** Request **
Output the full listing below exactly as it reads, and skip anything that is a picture.

[start Given material]

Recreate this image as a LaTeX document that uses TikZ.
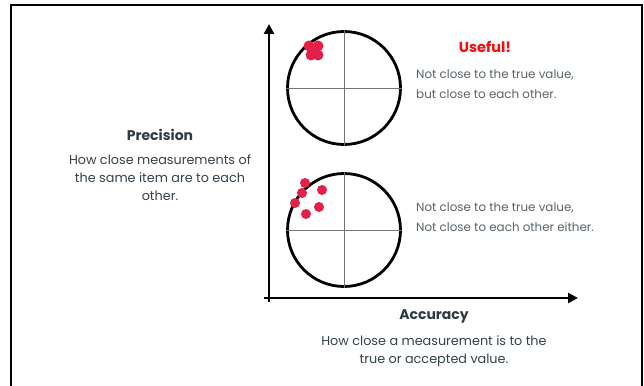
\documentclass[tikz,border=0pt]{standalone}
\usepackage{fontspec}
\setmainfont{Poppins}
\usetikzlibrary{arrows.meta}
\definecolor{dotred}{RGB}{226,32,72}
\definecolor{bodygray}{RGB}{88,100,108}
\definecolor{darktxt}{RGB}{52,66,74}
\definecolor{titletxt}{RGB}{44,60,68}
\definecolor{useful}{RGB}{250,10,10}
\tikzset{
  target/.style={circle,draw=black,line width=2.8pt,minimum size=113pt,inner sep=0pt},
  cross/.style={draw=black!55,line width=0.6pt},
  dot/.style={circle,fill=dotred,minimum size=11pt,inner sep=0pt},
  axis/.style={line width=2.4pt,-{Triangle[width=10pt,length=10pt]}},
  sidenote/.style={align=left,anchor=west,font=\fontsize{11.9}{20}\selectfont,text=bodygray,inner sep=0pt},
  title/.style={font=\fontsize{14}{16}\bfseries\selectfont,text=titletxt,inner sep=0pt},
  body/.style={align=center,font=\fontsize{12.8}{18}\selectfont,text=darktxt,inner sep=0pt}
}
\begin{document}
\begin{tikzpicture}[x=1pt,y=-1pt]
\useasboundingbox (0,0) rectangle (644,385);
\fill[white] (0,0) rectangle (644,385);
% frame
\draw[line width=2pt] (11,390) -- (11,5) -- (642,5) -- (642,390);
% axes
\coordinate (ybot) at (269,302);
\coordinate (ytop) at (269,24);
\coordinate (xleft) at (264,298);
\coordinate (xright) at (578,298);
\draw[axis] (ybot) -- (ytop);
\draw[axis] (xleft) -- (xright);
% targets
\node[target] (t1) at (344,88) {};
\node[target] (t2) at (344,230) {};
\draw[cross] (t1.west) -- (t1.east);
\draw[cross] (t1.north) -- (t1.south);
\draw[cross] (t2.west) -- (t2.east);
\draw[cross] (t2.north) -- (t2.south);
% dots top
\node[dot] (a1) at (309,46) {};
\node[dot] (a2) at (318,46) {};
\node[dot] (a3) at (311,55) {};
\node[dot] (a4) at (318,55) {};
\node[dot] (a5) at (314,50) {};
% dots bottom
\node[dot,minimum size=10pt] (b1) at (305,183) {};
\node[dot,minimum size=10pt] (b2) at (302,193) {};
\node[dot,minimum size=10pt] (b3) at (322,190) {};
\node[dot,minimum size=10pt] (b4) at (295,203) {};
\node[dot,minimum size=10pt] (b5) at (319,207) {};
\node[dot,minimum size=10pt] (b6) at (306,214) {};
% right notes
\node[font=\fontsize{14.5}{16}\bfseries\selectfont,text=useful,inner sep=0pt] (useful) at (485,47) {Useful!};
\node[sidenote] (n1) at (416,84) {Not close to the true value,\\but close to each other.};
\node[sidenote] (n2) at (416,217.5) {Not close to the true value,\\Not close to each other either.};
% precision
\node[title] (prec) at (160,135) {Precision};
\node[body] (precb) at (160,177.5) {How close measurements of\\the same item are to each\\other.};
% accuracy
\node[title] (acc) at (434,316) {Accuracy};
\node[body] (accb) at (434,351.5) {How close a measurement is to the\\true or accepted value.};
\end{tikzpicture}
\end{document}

[end Given material]

** The output **
Recreate this image as a LaTeX document that uses TikZ.
\documentclass[tikz,border=0pt]{standalone}
\usepackage{fontspec}
\setmainfont{Poppins}
\usetikzlibrary{arrows.meta}
\definecolor{dotred}{RGB}{226,32,72}
\definecolor{bodygray}{RGB}{88,100,108}
\definecolor{darktxt}{RGB}{52,66,74}
\definecolor{titletxt}{RGB}{44,60,68}
\definecolor{useful}{RGB}{250,10,10}
\tikzset{
  target/.style={circle,draw=black,line width=2.8pt,minimum size=113pt,inner sep=0pt},
  cross/.style={draw=black!55,line width=0.6pt},
  dot/.style={circle,fill=dotred,minimum size=11pt,inner sep=0pt},
  axis/.style={line width=2.4pt,-{Triangle[width=10pt,length=10pt]}},
  sidenote/.style={align=left,anchor=west,font=\fontsize{11.9}{20}\selectfont,text=bodygray,inner sep=0pt},
  title/.style={font=\fontsize{14}{16}\bfseries\selectfont,text=titletxt,inner sep=0pt},
  body/.style={align=center,font=\fontsize{12.8}{18}\selectfont,text=darktxt,inner sep=0pt}
}
\begin{document}
\begin{tikzpicture}[x=1pt,y=-1pt]
\useasboundingbox (0,0) rectangle (644,385);
\fill[white] (0,0) rectangle (644,385);
% frame
\draw[line width=2pt] (11,390) -- (11,5) -- (642,5) -- (642,390);
% axes
\coordinate (ybot) at (269,302);
\coordinate (ytop) at (269,24);
\coordinate (xleft) at (264,298);
\coordinate (xright) at (578,298);
\draw[axis] (ybot) -- (ytop);
\draw[axis] (xleft) -- (xright);
% targets
\node[target] (t1) at (344,88) {};
\node[target] (t2) at (344,230) {};
\draw[cross] (t1.west) -- (t1.east);
\draw[cross] (t1.north) -- (t1.south);
\draw[cross] (t2.west) -- (t2.east);
\draw[cross] (t2.north) -- (t2.south);
% dots top
\node[dot] (a1) at (309,46) {};
\node[dot] (a2) at (318,46) {};
\node[dot] (a3) at (311,55) {};
\node[dot] (a4) at (318,55) {};
\node[dot] (a5) at (314,50) {};
% dots bottom
\node[dot,minimum size=10pt] (b1) at (305,183) {};
\node[dot,minimum size=10pt] (b2) at (302,193) {};
\node[dot,minimum size=10pt] (b3) at (322,190) {};
\node[dot,minimum size=10pt] (b4) at (295,203) {};
\node[dot,minimum size=10pt] (b5) at (319,207) {};
\node[dot,minimum size=10pt] (b6) at (306,214) {};
% right notes
\node[font=\fontsize{14.5}{16}\bfseries\selectfont,text=useful,inner sep=0pt] (useful) at (485,47) {Useful!};
\node[sidenote] (n1) at (416,84) {Not close to the true value,\\but close to each other.};
\node[sidenote] (n2) at (416,217.5) {Not close to the true value,\\Not close to each other either.};
% precision
\node[title] (prec) at (160,135) {Precision};
\node[body] (precb) at (160,177.5) {How close measurements of\\the same item are to each\\other.};
% accuracy
\node[title] (acc) at (434,316) {Accuracy};
\node[body] (accb) at (434,351.5) {How close a measurement is to the\\true or accepted value.};
\end{tikzpicture}
\end{document}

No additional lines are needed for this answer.